"The SRC (Scott Richard Case) was one of the finest Michigan groups during an era of great regional garage-rock groups. This LP was released in 1968 after their regional hit single, "I'm So Glad." The group featured the piercing sustained notes of Gary Quackenbush and the pulsing organ of Gary's brother Glenn. Most young garage groups featured the SRC's powerful single, "Black Sheep" as part of their set lists. The singer, Scott Richardson, went on to marry Robert Mitchum's daughter, write a couple of screenplays (including one made into a movie with Bob Dylan as the featured actor), and also write a novel called "King of the Shadows." This is a must LP for fans of late 60's garage pop!"
It's 1968, OK! Hopeful/Naive/Magical . . .
M Mom WRUW | Cleveland, OH | 11/24/2006
(5 out of 5 stars)
"This album is quintessential 1968 w/its magical lyrics and intense music . . . it's so fragile that you can't take it from its time w/out it falling apart. Lyrics reference literature, mythology, physics, metaphysics, and mathematics (the space between two points w/in the boundary of time is only numbers on a clock, a never ending line . . . Interval). CD also includes Morning Mood (classical Peer Gynt) and the 45 version of Black Sheep . . . I first heard this alternate version when my exhusband and I were testing directionality of a rotor he'd installed on a huge antenna on our apt bldg. We dialed into a tv test pattern at 3 am and SRC blasted from the channel . . . Honey, I think we dialed into Heaven? SRC #1 is so hippie/sixties in the very best way, the stuff that school systems now ridicule ala "Brave New World"/Aldous Huxley lest a new generation find it too appealing."

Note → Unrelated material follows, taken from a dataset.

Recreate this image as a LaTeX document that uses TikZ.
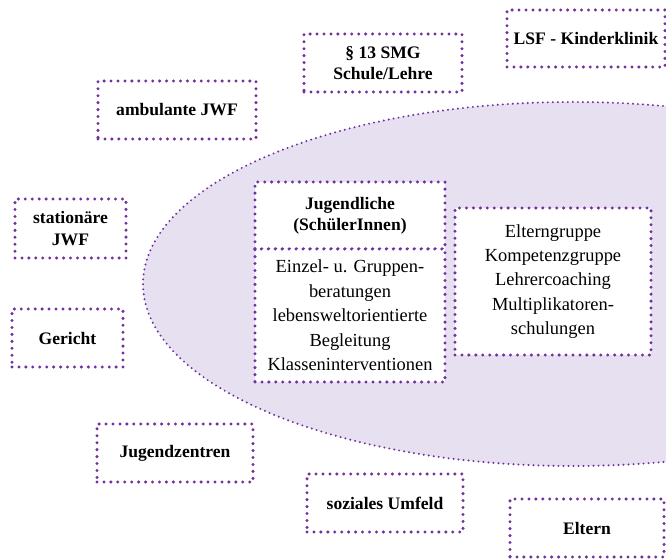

Way More Than Psychedelic Ear Candy
Cthulhu | Roanoke, VA United States | 10/24/2005
(5 out of 5 stars)
"One might almost dismiss this band as psychedelic bubblegum, so unaccustomed are we to unvarnished, naked offerings of truth, whimsy, beauty, fantasy. But a serious listen will show that this first album by SRC goes deeper than such a lah de dah genre with a cohesive kick-ass resolve. All the musicians knew their licks well and the music at times surges with epic power. Not Led Zeppelin, and yet... In some ways more listenable.
These bold companions helped carry the great burden without guidance a ways along the road, with a lead guitar that soared from the heights like a great eagle and pierced the heart like Elvish steel.

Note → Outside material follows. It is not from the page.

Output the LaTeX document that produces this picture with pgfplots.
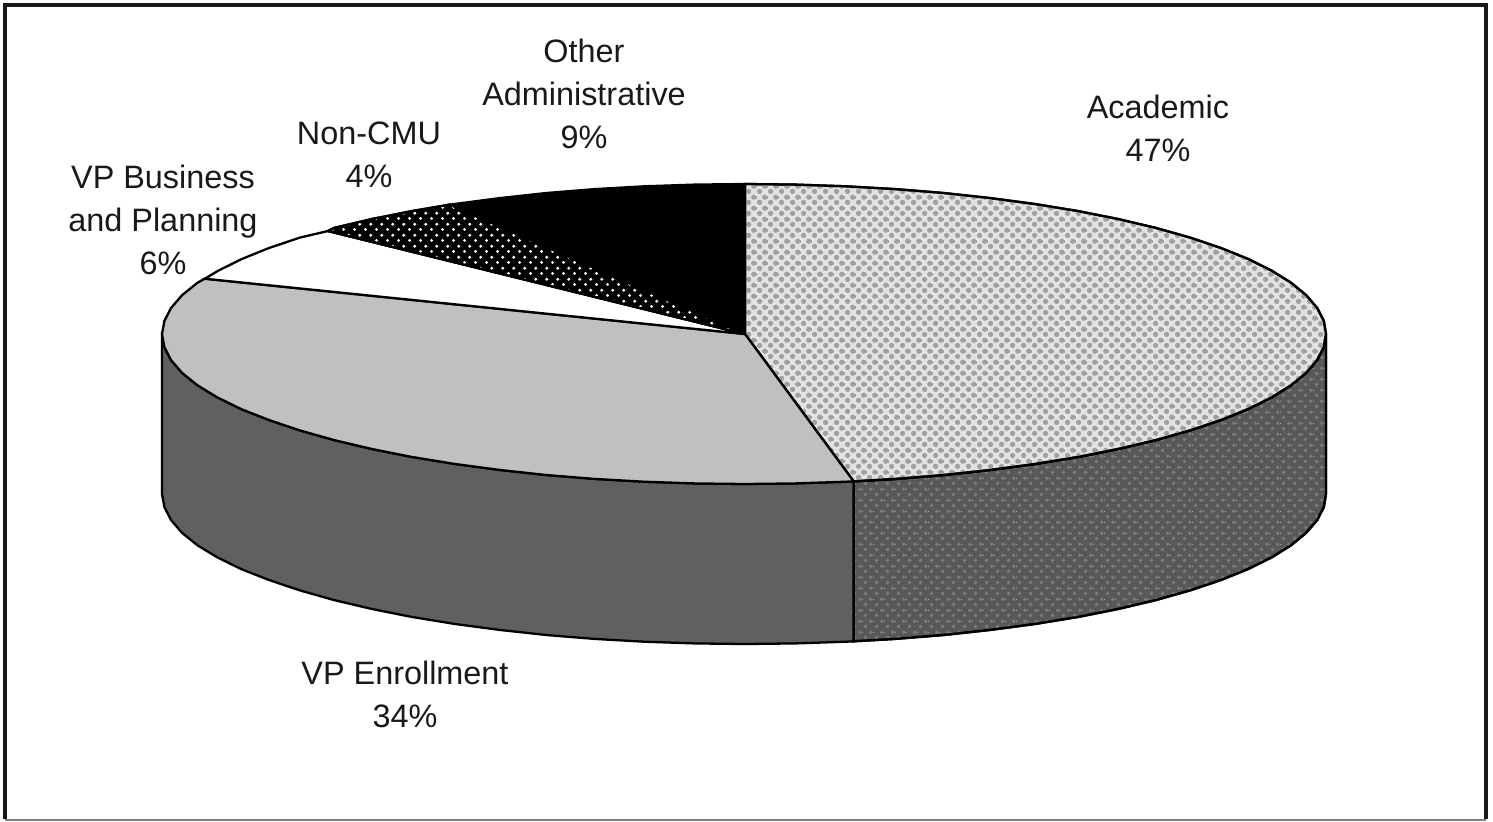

One of my favorite cut-out lp discoveries, this relatively obscure 60s band from Ann Arbor produced the ultimate anthem for the archetypal underdog, a melodic rolecall, a mantra for the damned.
"Blacksheep, outcast, misfit, Ishmael,
Every stranger each his own tale,
Fear of the unknown diminish,
Inside outside start to finish..."
How could anyone not recognize these heroes of Middle Earth, that place which breathed as a shimmering vision throughout the 60s and beyond? March steadfast into the sun with sword in hand, the truth shall be revealed, and courage be exalted even unto the stars... How I missed these intrepid travellers and their tales in the long interval between vinyl obsolescence and their reincarnation on compact disc.
SRC (this first album) could be the message on our next projection into the interstellar void following Voyager. We mean well and hail all starfarers, but are not to be trifled with...
Ungh... My head hurts... Gotta remember not to drink like that... Still, I'll stand with what I wrote...
"
Forgotten detroit band
Stephen F Mulcahy | United States | 12/02/2001
(4 out of 5 stars)
"SRC were contemporaries of such 60's Detroit acts as the Stooges, the MC5, and Bob Seger, among others. Guitarist Gary Quackenbush's instrument had a very distinctive sound. many of the band's lyrics are about science fiction , fantasy, and psychedelic themes. This may seem silly and dated to some, but the singers sense of melody overcomes that for those who find that kind of thing pretentious.
"Exile", "One simple task", and "Marionette" are three of the finer tracks. But the highlight is undoubtedly SRC's best known and most stunning track-"Black Sheep". This features superb guitar and organ work and impressive lyrics sung by lead vocalist, Scott Richardson. A fine version of Grieg's classical music standard from the Peer Gynt Suite " Morning" is also here as a bonus track, entitled "Morning Mood."
Src originally hailed from Alabama, and later they moved to Detroit. While they are usually considered a psychedelic band, one can also detect traces of early hard rock/ heavy metal in their work. In addition, one could also say that , in places, they were a proto-classical rock or progressive rock group. This isn't a great album, i would give it about 3.5 or so stars if I could, but there is enough here to please fans of the genres listed above, and "Black Sheep" is a bona fide classic of the psychedelic era."